▶ [Instructions for the task]
Check every line for the word "this" and give the number of lines where it occurs, nothing else.

▶ [Stored records]
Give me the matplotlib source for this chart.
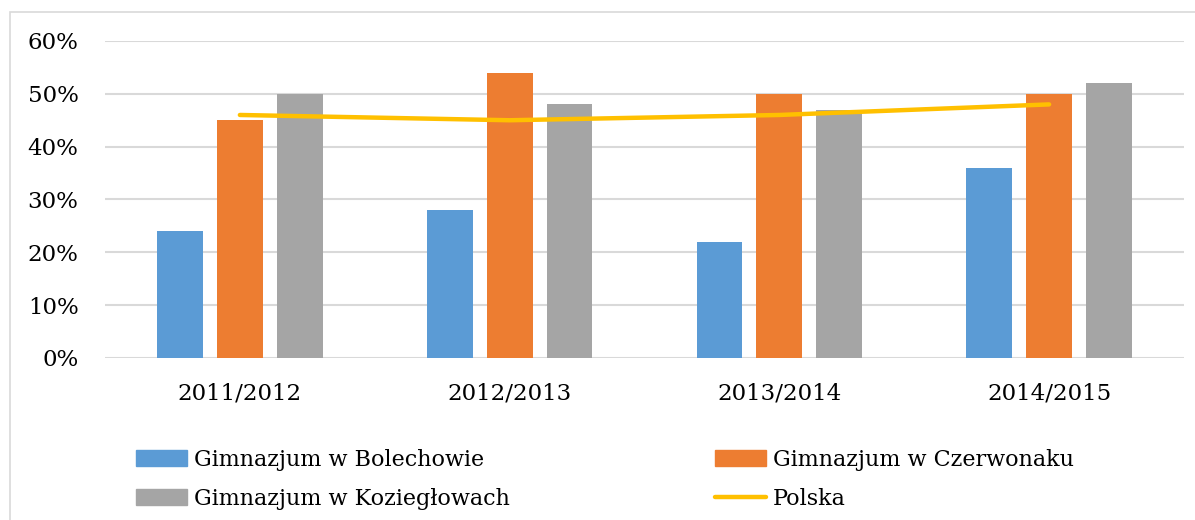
import numpy as np
import matplotlib
matplotlib.use('Agg')
import matplotlib.pyplot as plt
import matplotlib.patches as mpatches
import matplotlib.lines as lines
from matplotlib.ticker import FuncFormatter

# dane
lata = ['2011/2012', '2012/2013', '2013/2014', '2014/2015']
bolechowo = [24, 28, 22, 36]
czerwonak = [45, 54, 50, 50]
kozieglowy = [50, 48, 47, 52]
polska = [46, 45, 46, 48]

nazwy = ['Gimnazjum w Bolechowie', 'Gimnazjum w Czerwonaku',
         'Gimnazjum w Koziegłowach', 'Polska']
kolory = ['#5B9BD5', '#ED7D31', '#A5A5A5', '#FFC000']

plt.rcParams['font.family'] = ['DejaVu Serif']

fig = plt.figure(figsize=(11.95, 5.2), dpi=100)

# ramka wykresu
fig.patches.append(mpatches.Rectangle((10 / 1195, -0.05), 1.2, 0.977 + 0.05,
                                      transform=fig.transFigure, fill=False,
                                      edgecolor='#D9D9D9', lw=1.2, zorder=0))

ax = fig.add_axes([105 / 1195, 1 - 358 / 520, 1079 / 1195, 317 / 520])

x = np.arange(len(lata))
w = 0.17
off = 0.222
ax.bar(x - off, bolechowo, w, color=kolory[0], zorder=3)
ax.bar(x, czerwonak, w, color=kolory[1], zorder=3)
ax.bar(x + off, kozieglowy, w, color=kolory[2], zorder=3)
ax.plot(x, polska, color=kolory[3], lw=3.2, solid_capstyle='round', zorder=4)

ax.set_xlim(-0.5, len(lata) - 0.5)
ax.set_ylim(0, 60)
ax.set_yticks(range(0, 61, 10))
ax.yaxis.set_major_formatter(FuncFormatter(lambda v, p: '%d%%' % v))
ax.set_xticks(x)
ax.set_xticklabels(lata)
ax.tick_params(axis='both', length=0, labelsize=16.5, colors='black')
ax.tick_params(axis='y', pad=19)
ax.tick_params(axis='x', pad=18)
ax.grid(axis='y', color='#D9D9D9', lw=1.5, zorder=0)
for s in ax.spines.values():
    s.set_visible(False)

# legenda w dwóch kolumnach
h_bol = mpatches.Patch(color=kolory[0])
h_cze = mpatches.Patch(color=kolory[1])
h_koz = mpatches.Patch(color=kolory[2])
h_pol = lines.Line2D([], [], color=kolory[3], lw=3.2, solid_capstyle='round')

kw = dict(frameon=False, fontsize=16, handlelength=2.3, handletextpad=0.3,
          labelspacing=0.75, borderpad=0, borderaxespad=0, loc='upper left')
leg1 = fig.legend([h_bol, h_koz], [nazwy[0], nazwy[2]],
                  bbox_to_anchor=(136 / 1195, 1 - 449 / 520), **kw)
leg2 = fig.legend([h_cze, h_pol], [nazwy[1], nazwy[3]],
                  bbox_to_anchor=(715 / 1195, 1 - 449 / 520), **kw)

plt.savefig('out.png', dpi=100)
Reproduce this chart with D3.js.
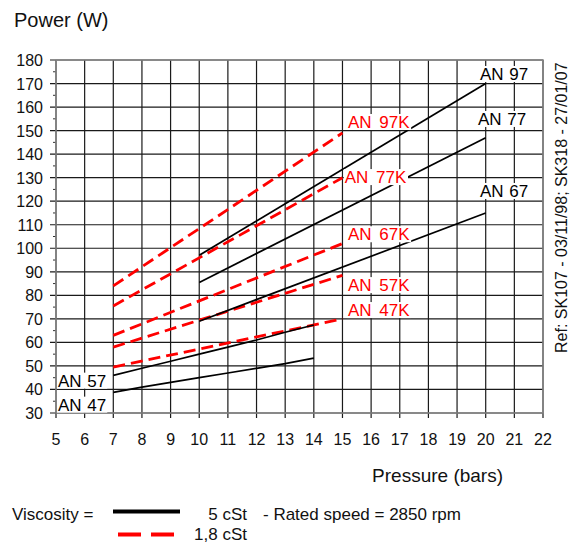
<!DOCTYPE html>
<html>
<head>
<meta charset="utf-8">
<script src="https://cdn.jsdelivr.net/npm/d3@7"></script>
<style>
  body { margin: 0; background: #fff; }
  svg { display: block; font-family: "Liberation Sans", Arial, sans-serif; }
</style>
</head>
<body>
<svg id="chart" width="578" height="544"></svg>
<script>
// pressure (bars) / power (W)
const xTicks = d3.range(5, 23, 1);
const yTicks = d3.range(30, 181, 10);
const yMinor = d3.range(35, 180, 10);

// 5 cSt (solid black)
const an47X = [7, 8, 9, 10, 11, 12, 13, 14];
const an47Y = [38.8, 41, 43, 45, 47, 49, 51, 53.3];
const an57X = [7, 8, 9, 10, 11, 12, 13, 14];
const an57Y = [46, 49, 52, 55, 58, 61, 64.3, 67.4];
const an67X = [10, 20];
const an67Y = [69, 115];
const an77X = [10, 20];
const an77Y = [85.5, 147];
const an97X = [10, 20];
const an97Y = [97, 170];

// 1,8 cSt (dashed red)
const an47kX = [7, 15];
const an47kY = [49.5, 70];
const an57kX = [7, 15];
const an57kY = [58, 88.5];
const an67kX = [7, 15];
const an67kY = [63, 102];
const an77kX = [7, 15];
const an77kY = [75.5, 130];
const an97kX = [7, 15];
const an97kY = [84, 149];

const svg = d3.select("#chart");
const x = d3.scaleLinear().domain([5, 22]).range([56, 543]);
const y = d3.scaleLinear().domain([30, 180]).range([413, 60]);

// grid
const grid = svg.append("g");
grid.selectAll(".vg").data(xTicks).enter().append("line")
    .attr("x1", d => x(d)).attr("x2", d => x(d))
    .attr("y1", y(180)).attr("y2", y(30) + 5)
    .attr("stroke", "#1a1a1a").attr("stroke-width", 1.2);
grid.selectAll(".hg").data(yTicks).enter().append("line")
    .attr("x1", x(5) - 6).attr("x2", x(22))
    .attr("y1", d => y(d)).attr("y2", d => y(d))
    .attr("stroke", "#1a1a1a").attr("stroke-width", 1.2);
grid.selectAll(".mt").data(yMinor).enter().append("line")
    .attr("x1", x(5) - 3).attr("x2", x(5))
    .attr("y1", d => y(d)).attr("y2", d => y(d))
    .attr("stroke", "#333").attr("stroke-width", 1);
grid.append("rect")
    .attr("x", x(5)).attr("y", y(180))
    .attr("width", x(22) - x(5)).attr("height", y(30) - y(180))
    .attr("fill", "none").attr("stroke", "#888").attr("stroke-width", 1.5);

// tick labels
svg.append("g").selectAll("text").data(yTicks).enter().append("text")
    .attr("x", 43).attr("y", d => y(d) + 6)
    .attr("text-anchor", "end").attr("font-size", 16).attr("fill", "#111")
    .text(d => d);
svg.append("g").selectAll("text").data(xTicks).enter().append("text")
    .attr("x", d => x(d)).attr("y", 445)
    .attr("text-anchor", "middle").attr("font-size", 16).attr("fill", "#111")
    .text(d => d);

// series
const line = d3.line().x(d => x(d[0])).y(d => y(d[1]));
const black = [[an47X, an47Y], [an57X, an57Y], [an67X, an67Y], [an77X, an77Y], [an97X, an97Y]];
const red = [[an47kX, an47kY], [an57kX, an57kY], [an67kX, an67kY], [an77kX, an77kY], [an97kX, an97kY]];
const lines = svg.append("g");
red.forEach(s => {
    lines.append("path").datum(d3.zip(s[0], s[1])).attr("d", line)
        .attr("fill", "none").attr("stroke", "#ff0000").attr("stroke-width", 2.8)
        .attr("stroke-dasharray", "12,6");
});
black.forEach(s => {
    lines.append("path").datum(d3.zip(s[0], s[1])).attr("d", line)
        .attr("fill", "none").attr("stroke", "#000").attr("stroke-width", 1.7);
});

// labels (anchored in data units)
const labels = [
    { t: "AN 97", px: 19.8, py: 171.5, c: "#000" },
    { t: "AN 77", px: 19.73, py: 152.4, c: "#000" },
    { t: "AN 67", px: 19.8, py: 121.8, c: "#000" },
    { t: "AN 97K", px: 15.19, py: 151.1, c: "#ff0000" },
    { t: "AN 77K", px: 15.08, py: 127.7, c: "#ff0000" },
    { t: "AN 67K", px: 15.19, py: 103.4, c: "#ff0000" },
    { t: "AN 57K", px: 15.19, py: 81.8, c: "#ff0000" },
    { t: "AN 47K", px: 15.19, py: 71.2, c: "#ff0000" },
    { t: "AN 57", px: 5.07, py: 41.2, c: "#000" },
    { t: "AN 47", px: 5.07, py: 31, c: "#000" }
];
const lg = svg.append("g");
labels.forEach(l => {
    const g = lg.append("g");
    const r = g.append("rect").attr("fill", "#fff");
    const t = g.append("text")
        .attr("x", x(l.px)).attr("y", y(l.py))
        .attr("font-size", 17).attr("fill", l.c)
        .attr("word-spacing", l.c === "#000" ? 1 : 3)
        .text(l.t);
    const b = t.node().getBBox();
    r.attr("x", b.x - 1).attr("width", b.width + 2)
        .attr("y", y(l.py) - 14).attr("height", 16);
});

// titles
svg.append("text").attr("x", 14).attr("y", 27).attr("font-size", 20)
    .attr("fill", "#111").text("Power (W)");
svg.append("text").attr("x", 503).attr("y", 482).attr("font-size", 19)
    .attr("text-anchor", "end").attr("fill", "#111").text("Pressure (bars)");
svg.append("text")
    .attr("transform", "translate(567,353) rotate(-90)")
    .attr("font-size", 16).attr("fill", "#111")
    .text("Ref: SK107 - 03/11/98; SK318 - 27/01/07");

// legend
svg.append("text").attr("x", 12).attr("y", 520).attr("font-size", 17)
    .attr("fill", "#111").text("Viscosity =");
svg.append("line").attr("x1", 113).attr("x2", 180).attr("y1", 511.5).attr("y2", 511.5)
    .attr("stroke", "#000").attr("stroke-width", 4);
svg.append("text").attr("x", 247).attr("y", 520).attr("font-size", 17)
    .attr("text-anchor", "end").attr("fill", "#111").text("5 cSt");
svg.append("text").attr("x", 263).attr("y", 520).attr("font-size", 17)
    .attr("fill", "#111").text("- Rated speed = 2850 rpm");
svg.append("line").attr("x1", 118).attr("x2", 175).attr("y1", 534.5).attr("y2", 534.5)
    .attr("stroke", "#ff0000").attr("stroke-width", 4).attr("stroke-dasharray", "23,10");
svg.append("text").attr("x", 247).attr("y", 540).attr("font-size", 17)
    .attr("text-anchor", "end").attr("fill", "#111").text("1,8 cSt");
</script>
</body>
</html>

▶ [Task response]
2